■ **Task prompt**: Read the records below and copy each line that contains "this".

## Start Data provided

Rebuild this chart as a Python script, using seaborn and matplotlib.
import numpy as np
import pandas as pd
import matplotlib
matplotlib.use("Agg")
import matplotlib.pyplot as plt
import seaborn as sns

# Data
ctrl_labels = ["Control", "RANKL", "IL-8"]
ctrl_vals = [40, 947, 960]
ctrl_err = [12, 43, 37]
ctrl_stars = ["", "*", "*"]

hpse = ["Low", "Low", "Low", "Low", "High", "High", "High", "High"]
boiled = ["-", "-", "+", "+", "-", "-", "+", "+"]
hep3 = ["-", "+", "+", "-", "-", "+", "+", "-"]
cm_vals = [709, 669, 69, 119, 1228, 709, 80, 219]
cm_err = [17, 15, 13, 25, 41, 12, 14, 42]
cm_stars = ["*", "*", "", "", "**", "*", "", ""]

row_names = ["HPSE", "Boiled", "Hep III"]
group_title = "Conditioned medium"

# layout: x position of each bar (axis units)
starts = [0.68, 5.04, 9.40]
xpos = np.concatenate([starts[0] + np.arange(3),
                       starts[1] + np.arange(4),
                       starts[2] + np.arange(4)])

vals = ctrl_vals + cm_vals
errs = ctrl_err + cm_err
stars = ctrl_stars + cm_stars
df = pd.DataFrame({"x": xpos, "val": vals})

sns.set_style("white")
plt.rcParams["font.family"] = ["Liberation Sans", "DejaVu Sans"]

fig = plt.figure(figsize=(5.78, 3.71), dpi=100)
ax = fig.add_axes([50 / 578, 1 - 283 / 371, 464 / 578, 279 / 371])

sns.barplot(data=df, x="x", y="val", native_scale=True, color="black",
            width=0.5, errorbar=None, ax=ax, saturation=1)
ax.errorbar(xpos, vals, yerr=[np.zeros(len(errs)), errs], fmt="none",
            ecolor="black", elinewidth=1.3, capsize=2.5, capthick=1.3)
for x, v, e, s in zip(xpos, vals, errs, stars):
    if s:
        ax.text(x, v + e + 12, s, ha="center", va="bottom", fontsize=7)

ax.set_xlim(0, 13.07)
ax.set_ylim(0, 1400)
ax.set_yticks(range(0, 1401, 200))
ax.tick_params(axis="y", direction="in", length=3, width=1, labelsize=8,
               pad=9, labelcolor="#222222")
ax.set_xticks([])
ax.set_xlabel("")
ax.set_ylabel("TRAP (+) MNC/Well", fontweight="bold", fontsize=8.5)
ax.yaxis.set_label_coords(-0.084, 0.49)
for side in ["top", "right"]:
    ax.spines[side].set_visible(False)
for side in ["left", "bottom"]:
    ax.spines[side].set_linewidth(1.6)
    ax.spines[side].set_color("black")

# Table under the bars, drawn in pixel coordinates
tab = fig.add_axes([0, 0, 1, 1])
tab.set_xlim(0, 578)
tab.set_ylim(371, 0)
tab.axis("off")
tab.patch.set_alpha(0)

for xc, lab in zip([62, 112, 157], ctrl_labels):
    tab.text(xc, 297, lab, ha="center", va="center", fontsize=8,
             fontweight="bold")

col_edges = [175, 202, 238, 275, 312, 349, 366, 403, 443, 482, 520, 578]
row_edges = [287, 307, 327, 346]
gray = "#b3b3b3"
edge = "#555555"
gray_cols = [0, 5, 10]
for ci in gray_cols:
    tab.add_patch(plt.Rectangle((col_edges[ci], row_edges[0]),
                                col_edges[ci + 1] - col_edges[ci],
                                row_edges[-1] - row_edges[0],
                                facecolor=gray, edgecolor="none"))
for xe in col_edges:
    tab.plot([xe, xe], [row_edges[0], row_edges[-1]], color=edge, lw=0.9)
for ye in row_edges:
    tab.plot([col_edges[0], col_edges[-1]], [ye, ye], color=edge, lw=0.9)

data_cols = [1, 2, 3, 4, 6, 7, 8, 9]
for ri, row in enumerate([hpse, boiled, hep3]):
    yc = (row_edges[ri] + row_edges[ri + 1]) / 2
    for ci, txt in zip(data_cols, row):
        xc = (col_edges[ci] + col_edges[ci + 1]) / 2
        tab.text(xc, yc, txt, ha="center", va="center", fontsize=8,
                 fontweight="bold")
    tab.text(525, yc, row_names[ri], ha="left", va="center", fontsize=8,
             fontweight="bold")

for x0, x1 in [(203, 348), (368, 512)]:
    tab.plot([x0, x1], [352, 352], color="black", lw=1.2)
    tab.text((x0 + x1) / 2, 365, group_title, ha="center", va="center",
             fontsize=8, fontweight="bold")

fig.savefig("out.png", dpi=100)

## End Data provided
## Start Data provided

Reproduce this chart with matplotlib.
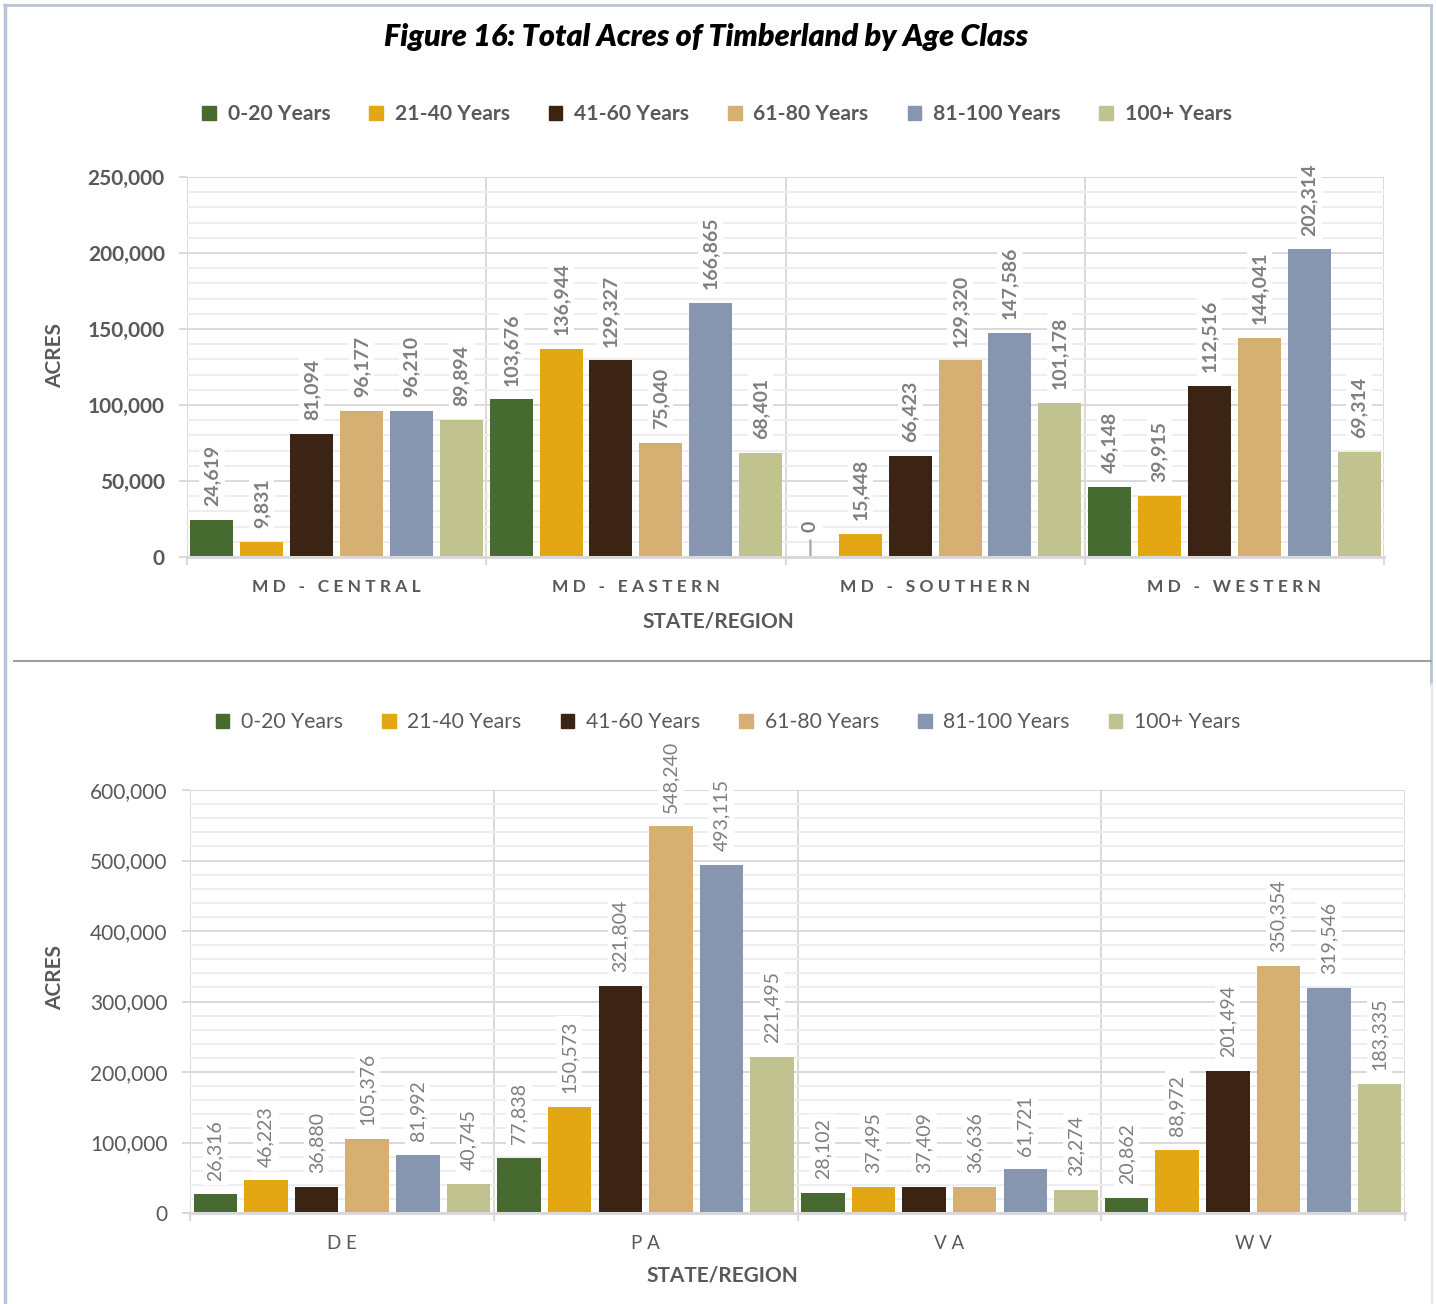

## End Data provided

■ **Finished answer**:
Rebuild this chart as a Python script, using seaborn and matplotlib.
Reproduce this chart with matplotlib.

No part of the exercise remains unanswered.